To connect this to the US dollar (USD) and gold prices, we need to unpack the interconnected global financial dynamics. Bond yields influence currency values through capital flows and interest rate differentials, while currencies like the USD drive gold as a "safe-haven" asset that's priced in dollars. I'll break it down step by step, focusing on the current context.

1. Bond Yields and Currency Flows: The Basics

 

Bond yields represent the return investors demand for holding government debt. Higher yields make bonds more attractive, drawing capital inflows to that country.

For currencies, this creates a "yield chase": Investors borrow in low-yield currencies (e.g., the yen) to buy higher-yield assets elsewhere (the "carry trade"). When yields rise in a low-rate country like Japan, it can unwind these trades, strengthening the local currency (yen) as capital repatriates.

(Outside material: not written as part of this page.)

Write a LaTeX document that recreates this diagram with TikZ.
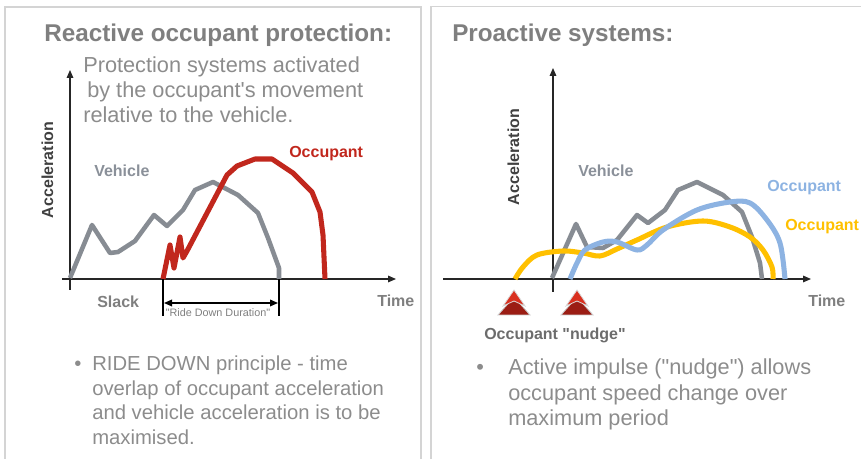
\documentclass[tikz,border=0pt]{standalone}
\usepackage{fontspec}
\setmainfont{Liberation Sans}
\usetikzlibrary{arrows.meta}
\definecolor{panelc}{HTML}{D4D4D4}
\definecolor{titlec}{HTML}{7F7F7F}
\definecolor{bodyc}{HTML}{8C8C8C}
\definecolor{vehc}{HTML}{878C93}
\definecolor{vehtxt}{HTML}{8A9099}
\definecolor{occred}{HTML}{C1271D}
\definecolor{occblue}{HTML}{8DB3E2}
\definecolor{occyel}{HTML}{FFC000}
\definecolor{axtxt}{HTML}{404040}
\definecolor{nudgetop}{HTML}{D9301F}
\definecolor{nudgebot}{HTML}{9B1D14}
\newcommand{\dq}{\textquotedbl}
\begin{document}
\begin{tikzpicture}[x=0.75pt,y=-0.75pt,
  panel/.style={draw=panelc,line width=1.2pt},
  title/.style={anchor=base west,inner sep=0,text=titlec,font=\fontsize{18.2pt}{20pt}\selectfont\bfseries},
  body/.style={anchor=base west,inner sep=0,text=bodyc,font=\fontsize{16.3pt}{19pt}\selectfont},
  lbul/.style={anchor=base west,inner sep=0,text=bodyc,font=\fontsize{15.2pt}{18pt}\selectfont},
  rbul/.style={anchor=base west,inner sep=0,text=bodyc,font=\fontsize{16.3pt}{19pt}\selectfont},
  lab/.style={anchor=base west,inner sep=0,font=\fontsize{12pt}{14pt}\selectfont\bfseries},
  axlab/.style={anchor=base,inner sep=0,rotate=90,text=axtxt,font=\fontsize{12pt}{14pt}\selectfont\bfseries},
  axis/.style={draw=black!85,line width=0.8pt,-{Triangle[length=6pt,width=5pt]}},
  vcurve/.style={draw=vehc,line width=3.4pt,line join=round},
  ocurve/.style={line width=3.8pt,line join=round},
]
\useasboundingbox (0,0) rectangle (861,459);
% panels
\draw[panel] (5,470) -- (5,7) -- (421,7) -- (421,470);
\draw[panel] (431,470) -- (431,6.5) -- (870,6.5);

% ---------- left panel ----------
\node[title] (lt) at (44,42) {Reactive occupant protection:};
\node[body] (lb1) at (83,73) {Protection systems activated};
\node[body] (lb2) at (87,98) {by the occupant\textquotesingle s movement};
\node[body] (lb3) at (83,123) {relative to the vehicle.};

\coordinate (ly0) at (70,290);
\coordinate (ly1) at (70,70);
\coordinate (lx0) at (62,279);
\coordinate (lx1) at (396,279);
\draw[axis] (ly0) -- (ly1);
\draw[axis] (lx0) -- (lx1);
\node[axlab] (lacc) at (53,170) {Acceleration};

\draw[vcurve] (70,278) -- (92,225) -- (110,253) -- (118,252) -- (135,241) -- (154,215) -- (167,226) -- (183,210) -- (195,190) -- (213,182) -- (238,195) -- (258,213) -- (268,238) -- (279,268) -- (279,279);
\draw[ocurve,draw=occred] (163,279) -- (170,245) -- (174,268) -- (180,237) -- (183,258) -- (187,251) -- (227,175) -- (237,166) -- (255,159) -- (272,159) -- (293,173) -- (312,192) -- (320,212) -- (323,235) -- (325,279);

\node[lab,text=vehtxt] (lveh) at (94,177) {Vehicle};
\node[lab,text=occred] (locc) at (289,158) {Occupant};
\node[lab,text=titlec] (slack) at (97,308) {Slack};
\node[lab,text=titlec] (ltime) at (377,307) {Time};

\coordinate (rd1t) at (163,279);
\coordinate (rd1b) at (163,316);
\coordinate (rd2t) at (279,279);
\coordinate (rd2b) at (279,316);
\draw[black,line width=1.4pt] (rd1t) -- (rd1b);
\draw[black,line width=1.4pt] (rd2t) -- (rd2b);
\coordinate (rda) at (164,303);
\coordinate (rdb) at (278,303);
\draw[black,line width=1pt,{Triangle[length=6pt,width=5pt]}-{Triangle[length=6pt,width=5pt]}] (rda) -- (rdb);
\node[anchor=base,inner sep=0,text=titlec,font=\fontsize{8.1pt}{9pt}\selectfont] (rdl) at (218,317) {\dq Ride Down Duration\dq};

\node[lbul] (lbb) at (74,371) {•};
\node[lbul] (lt1) at (92,371) {RIDE DOWN principle - time};
\node[lbul] (lt2) at (92,396) {overlap of occupant acceleration};
\node[lbul] (lt3) at (92,420) {and vehicle acceleration is to be};
\node[lbul] (lt4) at (92,445) {maximised.};

% ---------- right panel ----------
\node[title] (rt) at (452,42) {Proactive systems:};

\coordinate (ry0) at (553,292);
\coordinate (ry1) at (553,68);
\coordinate (rx0) at (443,279);
\coordinate (rx1) at (811,279);
\draw[axis] (ry0) -- (ry1);
\draw[axis] (rx0) -- (rx1);
\node[axlab] (racc) at (519,157) {Acceleration};

\draw[vcurve] (552,278) -- (576,224) -- (587,247) -- (603,248) -- (617,240) -- (637,215) -- (648,223) -- (665,210) -- (678,190) -- (697,182) -- (723,195) -- (742,212) -- (752,237) -- (760,263) -- (762,279);
\draw[ocurve,draw=occyel,line cap=butt] plot[smooth,tension=0.55] coordinates {(515,279) (523,267) (537,255) (563,251) (583,253) (600,256) (617,249) (637,240) (667,227) (703,221) (730,227) (750,237) (763,250) (772,267) (773,279)};
\draw[ocurve,draw=occblue] plot[smooth,tension=0.55] coordinates {(570,279) (577,263) (585,250) (603,242) (617,242) (637,250) (647,245) (663,230) (697,210) (730,202) (750,203) (767,220) (780,243) (785,279)};

\node[lab,text=vehtxt] (rveh) at (578,177) {Vehicle};
\node[lab,text=occblue] (rocc1) at (767,192) {Occupant};
\node[lab,text=occyel] (rocc2) at (785,231) {Occupant};
\node[lab,text=titlec] (rtime) at (808,307) {Time};

% nudge markers
\foreach \nx [count=\i] in {514,577}{
  \fill[nudgebot,draw=black!20,line width=0.6pt] (\nx-16,315) -- (\nx,297) -- (\nx+16,315) -- cycle;
  \fill[nudgetop,draw=black!15,line width=0.6pt] (\nx-11,306) -- (\nx,290) -- (\nx+11,306) -- (\nx,301) -- cycle;
}
\node[lab,text=titlec!85!black] (nudge) at (484,340) {Occupant \dq nudge\dq};

\node[rbul] (rbb) at (476,375) {•};
\node[rbul] (rt1) at (508,375) {Active impulse (\dq nudge\dq) allows};
\node[rbul] (rt2) at (508,401) {occupant speed change over};
\node[rbul] (rt3) at (508,426) {maximum period};
\end{tikzpicture}
\end{document}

However, the relationship isn't always straightforward. In Japan's case, the yield spike is tied to fiscal risks—more stimulus could mean higher deficits, inflation, and BoJ hesitation on rate hikes—potentially weakening the yen instead.

 

2. Impact on the US Dollar (USD/JPY Exchange Rate)

 

Current Dynamics: Takaichi's pro-stimulus stance (echoing former PM Shinzo Abe's "Abenomics") has sparked fears of delayed BoJ tightening, keeping Japanese rates relatively low despite the yield pop. This has pressured the yen lower, pushing the USD/JPY pair above 150 for the first time in months—a 1.5% USD gain against the yen in a single day. Traders see her policies as supportive of USD/JPY staying above 148, as fiscal loosening could inflate away yen value without corresponding rate hikes.

Broader Mechanism:

 

Yield Spread with US Treasuries: The US 10-year Treasury yield is around 4.14%, far above Japan's 1.69%. A narrowing Japan-US yield gap (due to rising JGB yields) typically strengthens the yen by reducing the incentive for carry trades. But here, fiscal worries dominate, widening perceived risks and favoring the USD as a "safer" currency.

Capital Repatriation: Japanese institutions (e.g., insurers, pension funds) hold trillions in foreign assets, including US bonds. Rising domestic yields could prompt selling of US Treasuries to buy JGBs, but stimulus-driven inflation fears have instead amplified yen weakness, boosting USD demand.

Market Reaction: Post-Takaichi announcement, USD/JPY rallied modestly to 150.35, reflecting political stability concerns in Japan versus US resilience. If yields keep climbing without BoJ intervention, it could eventually flip to yen strength—but for now, the USD benefits from yen depreciation.

 

 

 

In summary, these record-high JGB yields are indirectly bolstering the USD via a weaker yen, driven more by policy optics than pure yield mechanics.

3. Link to Gold Prices: The USD-Gold Inverse Relationship

 

Core Connection: Gold is denominated in USD, so a stronger dollar makes it more expensive for non-US buyers, reducing demand and pressuring prices downward. Conversely, a weaker USD lifts gold. Real yields (nominal yields minus inflation) also matter—higher real yields compete with gold's zero-yield appeal as a store of value.

How Japanese Yields Factor In:

 

Via USD Strength: The yen's slide has fortified the USD, contributing to gold's recent pullback. For instance, as USD/JPY surged, spot gold dipped below $2,650/oz amid broader yield-driven risk-off sentiment. Historical patterns show USD/JPY rallies often coincide with gold weakness, as seen in late 2024 when US Treasury spikes (linked to global yield moves) dragged precious metals lower.

Japanese Investor Behavior: Japan is the world's second-largest gold holder (via reserves and ETFs). Rising JGB yields could divert Japanese capital from gold (seen as an inflation hedge) back to bonds, adding selling pressure. In yen terms, gold has already tripled since suppressed JGB yields began normalizing in 2024, but USD strength mutes this in global pricing.

Broader Yield Environment: Global bond turmoil, including Japan's, echoes 2022-2023 when rising yields crushed gold by 20%. If JGB yields signal synchronized global rate persistence (e.g., sticky inflation), it reinforces higher US yields, further capping gold's upside.